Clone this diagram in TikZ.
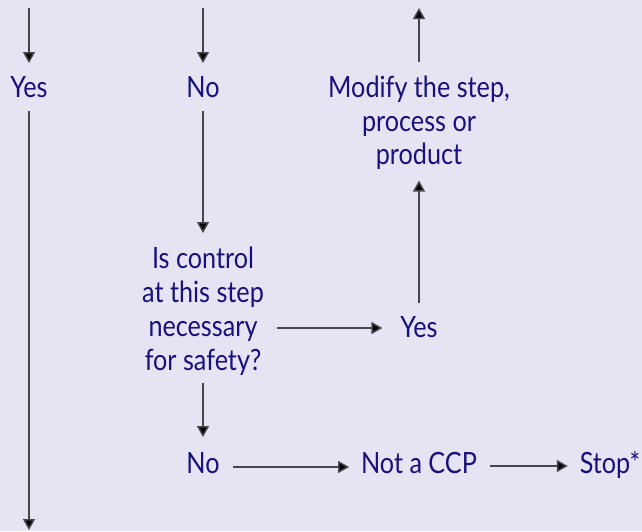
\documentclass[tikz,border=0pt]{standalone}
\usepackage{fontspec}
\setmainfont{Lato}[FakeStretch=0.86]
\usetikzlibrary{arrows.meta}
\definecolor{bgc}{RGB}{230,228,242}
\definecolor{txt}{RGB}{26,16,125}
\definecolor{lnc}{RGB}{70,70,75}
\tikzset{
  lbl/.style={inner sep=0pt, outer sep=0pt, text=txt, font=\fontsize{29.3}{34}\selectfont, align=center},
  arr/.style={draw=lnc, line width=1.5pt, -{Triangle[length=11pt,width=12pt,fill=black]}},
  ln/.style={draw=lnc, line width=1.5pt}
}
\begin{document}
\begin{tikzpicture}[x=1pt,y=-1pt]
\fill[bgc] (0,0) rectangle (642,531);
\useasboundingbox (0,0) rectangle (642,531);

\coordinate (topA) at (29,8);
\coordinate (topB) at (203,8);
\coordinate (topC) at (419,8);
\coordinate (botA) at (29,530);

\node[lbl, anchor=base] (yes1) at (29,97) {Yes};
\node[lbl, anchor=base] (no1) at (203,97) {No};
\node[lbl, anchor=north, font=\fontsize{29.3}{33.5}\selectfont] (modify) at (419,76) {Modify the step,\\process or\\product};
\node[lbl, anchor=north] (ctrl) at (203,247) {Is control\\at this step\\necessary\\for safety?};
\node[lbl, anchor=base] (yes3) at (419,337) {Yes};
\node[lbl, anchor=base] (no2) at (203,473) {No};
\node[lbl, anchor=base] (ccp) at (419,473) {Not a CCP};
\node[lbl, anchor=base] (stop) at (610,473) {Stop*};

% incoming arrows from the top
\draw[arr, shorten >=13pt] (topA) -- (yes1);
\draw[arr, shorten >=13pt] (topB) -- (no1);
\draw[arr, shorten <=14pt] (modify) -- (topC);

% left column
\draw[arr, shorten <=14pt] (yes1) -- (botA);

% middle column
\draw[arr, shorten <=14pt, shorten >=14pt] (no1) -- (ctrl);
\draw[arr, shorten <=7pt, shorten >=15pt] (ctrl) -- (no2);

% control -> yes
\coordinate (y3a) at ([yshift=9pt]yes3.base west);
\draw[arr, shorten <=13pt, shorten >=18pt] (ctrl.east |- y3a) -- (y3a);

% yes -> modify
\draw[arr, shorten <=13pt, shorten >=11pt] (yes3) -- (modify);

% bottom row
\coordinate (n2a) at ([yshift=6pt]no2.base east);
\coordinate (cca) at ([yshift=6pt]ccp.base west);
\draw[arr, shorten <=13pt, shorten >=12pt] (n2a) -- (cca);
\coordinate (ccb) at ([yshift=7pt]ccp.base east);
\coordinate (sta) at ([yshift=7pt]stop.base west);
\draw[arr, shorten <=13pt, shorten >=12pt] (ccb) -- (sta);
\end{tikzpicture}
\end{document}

============

• DESCRIPTION OF THE TASK:
Please transcribe the material above exactly as written. Leave the pictures out.

• RESULT OF THE TASK:
Clone this diagram in TikZ.
\documentclass[tikz,border=0pt]{standalone}
\usepackage{fontspec}
\setmainfont{Lato}[FakeStretch=0.86]
\usetikzlibrary{arrows.meta}
\definecolor{bgc}{RGB}{230,228,242}
\definecolor{txt}{RGB}{26,16,125}
\definecolor{lnc}{RGB}{70,70,75}
\tikzset{
  lbl/.style={inner sep=0pt, outer sep=0pt, text=txt, font=\fontsize{29.3}{34}\selectfont, align=center},
  arr/.style={draw=lnc, line width=1.5pt, -{Triangle[length=11pt,width=12pt,fill=black]}},
  ln/.style={draw=lnc, line width=1.5pt}
}
\begin{document}
\begin{tikzpicture}[x=1pt,y=-1pt]
\fill[bgc] (0,0) rectangle (642,531);
\useasboundingbox (0,0) rectangle (642,531);

\coordinate (topA) at (29,8);
\coordinate (topB) at (203,8);
\coordinate (topC) at (419,8);
\coordinate (botA) at (29,530);

\node[lbl, anchor=base] (yes1) at (29,97) {Yes};
\node[lbl, anchor=base] (no1) at (203,97) {No};
\node[lbl, anchor=north, font=\fontsize{29.3}{33.5}\selectfont] (modify) at (419,76) {Modify the step,\\process or\\product};
\node[lbl, anchor=north] (ctrl) at (203,247) {Is control\\at this step\\necessary\\for safety?};
\node[lbl, anchor=base] (yes3) at (419,337) {Yes};
\node[lbl, anchor=base] (no2) at (203,473) {No};
\node[lbl, anchor=base] (ccp) at (419,473) {Not a CCP};
\node[lbl, anchor=base] (stop) at (610,473) {Stop*};

% incoming arrows from the top
\draw[arr, shorten >=13pt] (topA) -- (yes1);
\draw[arr, shorten >=13pt] (topB) -- (no1);
\draw[arr, shorten <=14pt] (modify) -- (topC);

% left column
\draw[arr, shorten <=14pt] (yes1) -- (botA);

% middle column
\draw[arr, shorten <=14pt, shorten >=14pt] (no1) -- (ctrl);
\draw[arr, shorten <=7pt, shorten >=15pt] (ctrl) -- (no2);

% control -> yes
\coordinate (y3a) at ([yshift=9pt]yes3.base west);
\draw[arr, shorten <=13pt, shorten >=18pt] (ctrl.east |- y3a) -- (y3a);

% yes -> modify
\draw[arr, shorten <=13pt, shorten >=11pt] (yes3) -- (modify);

% bottom row
\coordinate (n2a) at ([yshift=6pt]no2.base east);
\coordinate (cca) at ([yshift=6pt]ccp.base west);
\draw[arr, shorten <=13pt, shorten >=12pt] (n2a) -- (cca);
\coordinate (ccb) at ([yshift=7pt]ccp.base east);
\coordinate (sta) at ([yshift=7pt]stop.base west);
\draw[arr, shorten <=13pt, shorten >=12pt] (ccb) -- (sta);
\end{tikzpicture}
\end{document}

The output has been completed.